Insight: Understanding the need for transparency in Open Banking

André Casterman,
22 Aug 2023

In today’s rapidly evolving landscape of Open Banking, the imperative to meticulously track and comprehend financial transactions has reached unprecedented importance. While some businesses have promptly acknowledged and adapted to this much-needed shift, others have languished behind, persisting with outdated practices.

However, on the back of PSD3, the continuation of these archaic approaches is simply no longer viable.

Even before the recent update, Strong Customer Authentication (SCA) stood as a cornerstone requirement for businesses operating within the domain of financial services. Now, the significance of this concept has been further underscored. The revised legislation not only upholds the importance of SCA, but goes further in highlighting the dangers of emerging forms of fraud, such as spoofing.

New requirements are here

Under the new provisions, businesses must also be able to provide Open Banking SCA experiences that match, or even surpass, the seamlessness offered by online banking interfaces. It’s hoped the new directive will encourage companies to improve the user experience of Open Banking solutions across Europe which, in turn, will help to further catalyse adoption rates of the technology in the coming years.

Responding to this shift will require different things from different companies, but at the core, businesses would be advised to pursue technologies that allow them to effectively trace, trail and know transactions. From enhancing fraud detection and prevention performance, to ensuring regulatory compliance, solutions that enable greater accountability across financial transactions are increasingly indispensable to modern business.

Tackling transparency

It can be argued that transparency is crucial to the success of Open Banking. In fact, prior to the update to PSD3, the UK’s fintech industry body, Innovate Finance had already called for more transparency in the sector, including the removal of obstacles and better governance of businesses working within this field. The updates of PSD3 should help to engender improvements here and ensure more inclusive and transparent processes.

As mentioned, it’s also hoped that the update to PSD3 will not only help to improve transparency across the world of Open Banking, but simultaneously will improve fraud prevention performance within the field. Unfortunately, Open Banking fraud is a growing threat to businesses.

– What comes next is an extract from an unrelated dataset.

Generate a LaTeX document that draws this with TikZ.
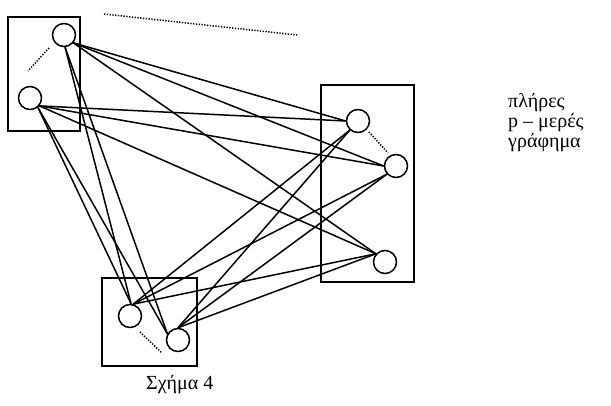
\documentclass[tikz,border=0pt]{standalone}
\usepackage{fontspec}
\setmainfont{Liberation Serif}
\newfontfamily\grkserif{Liberation Serif}
\begin{document}
\begin{tikzpicture}[x=1pt,y=-1pt,
  vtx/.style={circle,draw,line width=1.5pt,minimum size=23pt,inner sep=0pt},
  part/.style={draw,line width=2pt,inner sep=0pt},
  edge/.style={line width=1.5pt},
  hint/.style={line width=1.5pt,dash pattern=on 1.3pt off 1.5pt},
  lbl/.style={font=\grkserif\fontsize{20}{24}\selectfont,inner sep=0pt,anchor=base west}]
\useasboundingbox (0,0) rectangle (611,405);

% the three parts
\node[part,minimum width=72pt,minimum height=114pt] (p1) at (44,74) {};
\node[part,minimum width=93pt,minimum height=197pt] (p2) at (367.5,183.5) {};
\node[part,minimum width=95pt,minimum height=88pt] (p3) at (149.5,322) {};

% vertices
\node[vtx] (a1) at (64,35) {};
\node[vtx] (a2) at (30,98) {};
\node[vtx] (b1) at (358,121) {};
\node[vtx] (b2) at (396,166) {};
\node[vtx] (b3) at (385,262) {};
\node[vtx] (c1) at (130,316) {};
\node[vtx] (c2) at (178,340) {};

% dotted marks for the omitted vertices and parts
\coordinate (d1s) at (49,48);  \coordinate (d1e) at (28,71);
\coordinate (d2s) at (369,132); \coordinate (d2e) at (388,153);
\coordinate (d3s) at (140,332); \coordinate (d3e) at (162,353);
\coordinate (dts) at (104,14); \coordinate (dte) at (297,35);
\draw[hint] (d1s) -- (d1e);
\draw[hint] (d2s) -- (d2e);
\draw[hint] (d3s) -- (d3e);
\draw[hint] (dts) -- (dte);

% all edges between different parts
\foreach \u in {a1,a2}{
  \draw[edge] (\u.-40) -- (b1.180);
  \draw[edge] (\u.-40) -- (b2.180);
  \draw[edge] (\u.-40) -- (b3.138);
}
\draw[edge] (a1.-85) -- (c1.85);
\draw[edge] (a1.-85) -- (c2.150);
\draw[edge] (a2.-50) -- (c1.85);
\draw[edge] (a2.-50) -- (c2.150);
\draw[edge] (b1.228) -- (c1.75);
\draw[edge] (b1.228) -- (c2.90);
\draw[edge] (b2.222) -- (c1.75);
\draw[edge] (b2.222) -- (c2.90);
\draw[edge] (b3.138) -- (c1.75);
\draw[edge] (b3.138) -- (c2.90);

% labels
\node[lbl] (t1) at (508,107) {πλήρες};
\node[lbl] (t2) at (508,127) {p – μερές};
\node[lbl] (t3) at (508,147) {γράφημα};
\node[lbl] (cap) at (146,389) {Σχήμα 4};
\end{tikzpicture}
\end{document}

Fraudsters have been able to infiltrate Open Banking systems to apply for loans and take out mortgages, scamming stakeholders at every stage of the process.

Intix marketing manager Andre Casterman

Finding effective performance

However, despite its importance, many businesses are struggling to meet the requirements of PSD3. That’s because end-to-end transaction chains are often incredibly complex and contain mountains of data that need an expert team and dedicated technology to sort through. Without taking the necessary steps to ensure this performance, achieving effective results can prove virtually impossible.

Increasingly, companies need solutions that can break down organisational and technical silos, which typically exist within financial institutions to provide a complete picture across myriad data. In this pursuit, real-time access to messaging data can be used to enable high performance search, access, reporting and dashboarding. This approach makes search and visibility far easier, enabling companies to find the needle in transaction haystacks.

Take control of Open Banking

Alongside this, businesses need data management solutions that can track transactions at any point in the processing flow, allowing for instant status updates. This is important as reconciling and delivering notifications on any part of the lifecycle flow helps to create maximum visibility and control over end-to-end operations. In doing so, these systems help to identify and prevent operational bottlenecks in a more time-efficient manner.

Similarly, solutions of this nature can help companies to identify fraud incidents at an early stage and will often raise alerts around suspicious incidents immediately, so preventive measures can be taken to mitigate financial and reputational loss. When assessing systems of this nature, look for solutions that can be configured to rules of your choosing and then automated, as this will limit the need for time-intensive human oversight.

Know your transactions inside out

Perhaps most crucially, businesses looking to respond to the updates to PSD3 must ensure they’re onboarding data management solutions that can provide contextual and holistic insights on transactions, to support compliance professionals should an investigation be required. Systems that collect, correlate, analyse, model and report data sets to produce the needed insights and forensics must be a priority here.

That’s because investigators often struggle to properly analyse client payments, as correlating data sets across dozens of systems is very complex and impossible to perform manually. The onus is now on companies to utilise solutions that enable a 360° view on a transaction by combining all events. In this endeavour, every piece of data really counts, so it’s essential companies know they’re collecting and analysing everything.

Finding the right approach

By following this advice, and onboarding solutions that can effectively trace, trail, and know transactions, companies can turn reams of data into actionable insights for operational excellence, compliance, and audit.

In doing so, businesses put themselves in the best position possible to comply with the new requirements of PSD3, which in turn, may help to improve Open Banking adoption rates across Europe.